WHAT YOU HAVE TO DO —
Set the listing down again exactly, please, apart from its pictures.
BEGIN SOURCE MATERIAL
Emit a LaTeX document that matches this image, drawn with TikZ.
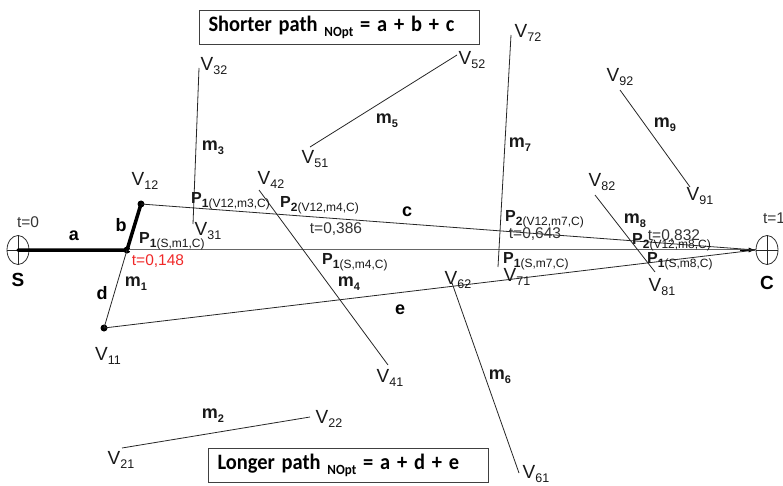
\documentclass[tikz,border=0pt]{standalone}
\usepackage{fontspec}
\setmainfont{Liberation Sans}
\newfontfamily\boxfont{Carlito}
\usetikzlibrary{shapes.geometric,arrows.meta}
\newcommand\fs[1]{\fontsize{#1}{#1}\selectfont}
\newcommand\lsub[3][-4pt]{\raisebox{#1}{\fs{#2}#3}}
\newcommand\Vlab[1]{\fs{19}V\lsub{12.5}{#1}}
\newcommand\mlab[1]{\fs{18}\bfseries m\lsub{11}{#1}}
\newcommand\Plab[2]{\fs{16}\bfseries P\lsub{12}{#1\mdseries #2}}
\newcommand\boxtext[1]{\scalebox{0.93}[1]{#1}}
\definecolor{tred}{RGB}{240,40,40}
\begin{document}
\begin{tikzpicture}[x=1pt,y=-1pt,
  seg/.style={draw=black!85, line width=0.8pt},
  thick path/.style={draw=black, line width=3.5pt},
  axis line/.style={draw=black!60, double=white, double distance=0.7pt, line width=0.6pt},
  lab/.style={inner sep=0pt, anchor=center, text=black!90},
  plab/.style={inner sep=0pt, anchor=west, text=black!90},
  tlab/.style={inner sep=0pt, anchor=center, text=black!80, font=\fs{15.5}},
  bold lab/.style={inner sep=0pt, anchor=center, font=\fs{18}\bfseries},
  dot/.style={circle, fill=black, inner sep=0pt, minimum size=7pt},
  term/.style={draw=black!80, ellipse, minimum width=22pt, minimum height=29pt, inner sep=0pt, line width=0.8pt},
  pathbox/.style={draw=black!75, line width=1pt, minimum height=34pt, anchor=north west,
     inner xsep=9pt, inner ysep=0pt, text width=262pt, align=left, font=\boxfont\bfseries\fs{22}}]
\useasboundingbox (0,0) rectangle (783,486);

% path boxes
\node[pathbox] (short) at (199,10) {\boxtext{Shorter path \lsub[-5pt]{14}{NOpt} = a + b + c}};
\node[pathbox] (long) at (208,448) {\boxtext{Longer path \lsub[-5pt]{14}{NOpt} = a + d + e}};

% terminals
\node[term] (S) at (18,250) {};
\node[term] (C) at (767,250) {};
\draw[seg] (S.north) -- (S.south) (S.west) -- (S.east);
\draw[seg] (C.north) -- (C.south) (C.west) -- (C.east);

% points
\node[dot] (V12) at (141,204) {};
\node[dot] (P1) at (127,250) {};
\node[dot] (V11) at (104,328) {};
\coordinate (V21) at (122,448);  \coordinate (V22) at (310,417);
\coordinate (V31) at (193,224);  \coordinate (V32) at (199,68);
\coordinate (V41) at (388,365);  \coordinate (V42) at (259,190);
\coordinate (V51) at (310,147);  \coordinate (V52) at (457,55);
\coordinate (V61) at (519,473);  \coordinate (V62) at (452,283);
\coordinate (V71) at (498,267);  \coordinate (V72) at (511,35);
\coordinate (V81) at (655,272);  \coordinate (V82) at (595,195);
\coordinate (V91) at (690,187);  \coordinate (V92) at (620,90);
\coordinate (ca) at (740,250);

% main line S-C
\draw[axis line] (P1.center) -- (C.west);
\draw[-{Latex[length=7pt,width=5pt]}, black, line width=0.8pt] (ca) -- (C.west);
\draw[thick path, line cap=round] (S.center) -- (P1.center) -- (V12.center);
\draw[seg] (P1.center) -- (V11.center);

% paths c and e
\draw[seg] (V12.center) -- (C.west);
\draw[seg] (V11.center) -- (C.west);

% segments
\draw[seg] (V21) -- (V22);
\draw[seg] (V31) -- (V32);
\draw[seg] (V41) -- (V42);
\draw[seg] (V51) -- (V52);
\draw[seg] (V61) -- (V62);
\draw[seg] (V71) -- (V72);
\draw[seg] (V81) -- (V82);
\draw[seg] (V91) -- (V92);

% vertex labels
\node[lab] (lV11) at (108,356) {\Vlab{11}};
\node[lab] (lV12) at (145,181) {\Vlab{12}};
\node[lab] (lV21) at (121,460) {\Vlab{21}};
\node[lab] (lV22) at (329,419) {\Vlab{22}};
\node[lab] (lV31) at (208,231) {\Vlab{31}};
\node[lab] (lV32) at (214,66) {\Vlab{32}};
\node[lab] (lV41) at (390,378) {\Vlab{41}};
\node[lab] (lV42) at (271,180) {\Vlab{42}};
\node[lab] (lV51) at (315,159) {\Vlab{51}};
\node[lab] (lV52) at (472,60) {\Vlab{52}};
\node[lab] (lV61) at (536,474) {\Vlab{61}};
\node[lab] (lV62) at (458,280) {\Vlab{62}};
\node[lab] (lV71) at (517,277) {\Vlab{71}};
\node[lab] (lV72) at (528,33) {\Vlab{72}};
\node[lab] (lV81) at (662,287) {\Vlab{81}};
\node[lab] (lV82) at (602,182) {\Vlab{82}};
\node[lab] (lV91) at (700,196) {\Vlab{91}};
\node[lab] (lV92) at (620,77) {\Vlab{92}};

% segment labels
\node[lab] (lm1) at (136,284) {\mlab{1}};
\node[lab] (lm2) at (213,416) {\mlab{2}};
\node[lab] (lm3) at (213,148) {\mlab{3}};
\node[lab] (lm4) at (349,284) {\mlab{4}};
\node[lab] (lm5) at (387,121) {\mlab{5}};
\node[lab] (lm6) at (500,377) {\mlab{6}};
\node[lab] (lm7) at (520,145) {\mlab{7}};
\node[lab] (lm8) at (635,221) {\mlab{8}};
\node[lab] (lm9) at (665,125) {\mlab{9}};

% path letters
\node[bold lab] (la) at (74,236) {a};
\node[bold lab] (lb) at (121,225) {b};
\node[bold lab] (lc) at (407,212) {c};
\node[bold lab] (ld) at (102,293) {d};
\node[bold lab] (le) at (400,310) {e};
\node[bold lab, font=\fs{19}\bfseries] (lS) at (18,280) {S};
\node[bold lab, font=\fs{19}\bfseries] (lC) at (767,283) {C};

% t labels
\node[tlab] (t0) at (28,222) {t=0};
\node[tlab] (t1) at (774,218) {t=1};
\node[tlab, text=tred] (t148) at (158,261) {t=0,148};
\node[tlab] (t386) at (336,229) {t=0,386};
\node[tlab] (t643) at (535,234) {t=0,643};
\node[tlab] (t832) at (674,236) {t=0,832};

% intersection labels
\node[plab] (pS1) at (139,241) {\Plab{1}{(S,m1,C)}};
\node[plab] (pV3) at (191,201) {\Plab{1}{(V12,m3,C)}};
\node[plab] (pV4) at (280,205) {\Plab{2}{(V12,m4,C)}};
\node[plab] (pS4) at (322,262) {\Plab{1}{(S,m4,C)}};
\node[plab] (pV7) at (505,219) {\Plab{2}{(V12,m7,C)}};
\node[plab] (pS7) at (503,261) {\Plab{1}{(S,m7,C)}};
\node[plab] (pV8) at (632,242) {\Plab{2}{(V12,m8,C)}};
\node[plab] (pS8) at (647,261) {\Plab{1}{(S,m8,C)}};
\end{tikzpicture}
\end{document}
END SOURCE MATERIAL
PROBLEM SOLUTION —
Emit a LaTeX document that matches this image, drawn with TikZ.
\documentclass[tikz,border=0pt]{standalone}
\usepackage{fontspec}
\setmainfont{Liberation Sans}
\newfontfamily\boxfont{Carlito}
\usetikzlibrary{shapes.geometric,arrows.meta}
\newcommand\fs[1]{\fontsize{#1}{#1}\selectfont}
\newcommand\lsub[3][-4pt]{\raisebox{#1}{\fs{#2}#3}}
\newcommand\Vlab[1]{\fs{19}V\lsub{12.5}{#1}}
\newcommand\mlab[1]{\fs{18}\bfseries m\lsub{11}{#1}}
\newcommand\Plab[2]{\fs{16}\bfseries P\lsub{12}{#1\mdseries #2}}
\newcommand\boxtext[1]{\scalebox{0.93}[1]{#1}}
\definecolor{tred}{RGB}{240,40,40}
\begin{document}
\begin{tikzpicture}[x=1pt,y=-1pt,
  seg/.style={draw=black!85, line width=0.8pt},
  thick path/.style={draw=black, line width=3.5pt},
  axis line/.style={draw=black!60, double=white, double distance=0.7pt, line width=0.6pt},
  lab/.style={inner sep=0pt, anchor=center, text=black!90},
  plab/.style={inner sep=0pt, anchor=west, text=black!90},
  tlab/.style={inner sep=0pt, anchor=center, text=black!80, font=\fs{15.5}},
  bold lab/.style={inner sep=0pt, anchor=center, font=\fs{18}\bfseries},
  dot/.style={circle, fill=black, inner sep=0pt, minimum size=7pt},
  term/.style={draw=black!80, ellipse, minimum width=22pt, minimum height=29pt, inner sep=0pt, line width=0.8pt},
  pathbox/.style={draw=black!75, line width=1pt, minimum height=34pt, anchor=north west,
     inner xsep=9pt, inner ysep=0pt, text width=262pt, align=left, font=\boxfont\bfseries\fs{22}}]
\useasboundingbox (0,0) rectangle (783,486);

% path boxes
\node[pathbox] (short) at (199,10) {\boxtext{Shorter path \lsub[-5pt]{14}{NOpt} = a + b + c}};
\node[pathbox] (long) at (208,448) {\boxtext{Longer path \lsub[-5pt]{14}{NOpt} = a + d + e}};

% terminals
\node[term] (S) at (18,250) {};
\node[term] (C) at (767,250) {};
\draw[seg] (S.north) -- (S.south) (S.west) -- (S.east);
\draw[seg] (C.north) -- (C.south) (C.west) -- (C.east);

% points
\node[dot] (V12) at (141,204) {};
\node[dot] (P1) at (127,250) {};
\node[dot] (V11) at (104,328) {};
\coordinate (V21) at (122,448);  \coordinate (V22) at (310,417);
\coordinate (V31) at (193,224);  \coordinate (V32) at (199,68);
\coordinate (V41) at (388,365);  \coordinate (V42) at (259,190);
\coordinate (V51) at (310,147);  \coordinate (V52) at (457,55);
\coordinate (V61) at (519,473);  \coordinate (V62) at (452,283);
\coordinate (V71) at (498,267);  \coordinate (V72) at (511,35);
\coordinate (V81) at (655,272);  \coordinate (V82) at (595,195);
\coordinate (V91) at (690,187);  \coordinate (V92) at (620,90);
\coordinate (ca) at (740,250);

% main line S-C
\draw[axis line] (P1.center) -- (C.west);
\draw[-{Latex[length=7pt,width=5pt]}, black, line width=0.8pt] (ca) -- (C.west);
\draw[thick path, line cap=round] (S.center) -- (P1.center) -- (V12.center);
\draw[seg] (P1.center) -- (V11.center);

% paths c and e
\draw[seg] (V12.center) -- (C.west);
\draw[seg] (V11.center) -- (C.west);

% segments
\draw[seg] (V21) -- (V22);
\draw[seg] (V31) -- (V32);
\draw[seg] (V41) -- (V42);
\draw[seg] (V51) -- (V52);
\draw[seg] (V61) -- (V62);
\draw[seg] (V71) -- (V72);
\draw[seg] (V81) -- (V82);
\draw[seg] (V91) -- (V92);

% vertex labels
\node[lab] (lV11) at (108,356) {\Vlab{11}};
\node[lab] (lV12) at (145,181) {\Vlab{12}};
\node[lab] (lV21) at (121,460) {\Vlab{21}};
\node[lab] (lV22) at (329,419) {\Vlab{22}};
\node[lab] (lV31) at (208,231) {\Vlab{31}};
\node[lab] (lV32) at (214,66) {\Vlab{32}};
\node[lab] (lV41) at (390,378) {\Vlab{41}};
\node[lab] (lV42) at (271,180) {\Vlab{42}};
\node[lab] (lV51) at (315,159) {\Vlab{51}};
\node[lab] (lV52) at (472,60) {\Vlab{52}};
\node[lab] (lV61) at (536,474) {\Vlab{61}};
\node[lab] (lV62) at (458,280) {\Vlab{62}};
\node[lab] (lV71) at (517,277) {\Vlab{71}};
\node[lab] (lV72) at (528,33) {\Vlab{72}};
\node[lab] (lV81) at (662,287) {\Vlab{81}};
\node[lab] (lV82) at (602,182) {\Vlab{82}};
\node[lab] (lV91) at (700,196) {\Vlab{91}};
\node[lab] (lV92) at (620,77) {\Vlab{92}};

% segment labels
\node[lab] (lm1) at (136,284) {\mlab{1}};
\node[lab] (lm2) at (213,416) {\mlab{2}};
\node[lab] (lm3) at (213,148) {\mlab{3}};
\node[lab] (lm4) at (349,284) {\mlab{4}};
\node[lab] (lm5) at (387,121) {\mlab{5}};
\node[lab] (lm6) at (500,377) {\mlab{6}};
\node[lab] (lm7) at (520,145) {\mlab{7}};
\node[lab] (lm8) at (635,221) {\mlab{8}};
\node[lab] (lm9) at (665,125) {\mlab{9}};

% path letters
\node[bold lab] (la) at (74,236) {a};
\node[bold lab] (lb) at (121,225) {b};
\node[bold lab] (lc) at (407,212) {c};
\node[bold lab] (ld) at (102,293) {d};
\node[bold lab] (le) at (400,310) {e};
\node[bold lab, font=\fs{19}\bfseries] (lS) at (18,280) {S};
\node[bold lab, font=\fs{19}\bfseries] (lC) at (767,283) {C};

% t labels
\node[tlab] (t0) at (28,222) {t=0};
\node[tlab] (t1) at (774,218) {t=1};
\node[tlab, text=tred] (t148) at (158,261) {t=0,148};
\node[tlab] (t386) at (336,229) {t=0,386};
\node[tlab] (t643) at (535,234) {t=0,643};
\node[tlab] (t832) at (674,236) {t=0,832};

% intersection labels
\node[plab] (pS1) at (139,241) {\Plab{1}{(S,m1,C)}};
\node[plab] (pV3) at (191,201) {\Plab{1}{(V12,m3,C)}};
\node[plab] (pV4) at (280,205) {\Plab{2}{(V12,m4,C)}};
\node[plab] (pS4) at (322,262) {\Plab{1}{(S,m4,C)}};
\node[plab] (pV7) at (505,219) {\Plab{2}{(V12,m7,C)}};
\node[plab] (pS7) at (503,261) {\Plab{1}{(S,m7,C)}};
\node[plab] (pV8) at (632,242) {\Plab{2}{(V12,m8,C)}};
\node[plab] (pS8) at (647,261) {\Plab{1}{(S,m8,C)}};
\end{tikzpicture}
\end{document}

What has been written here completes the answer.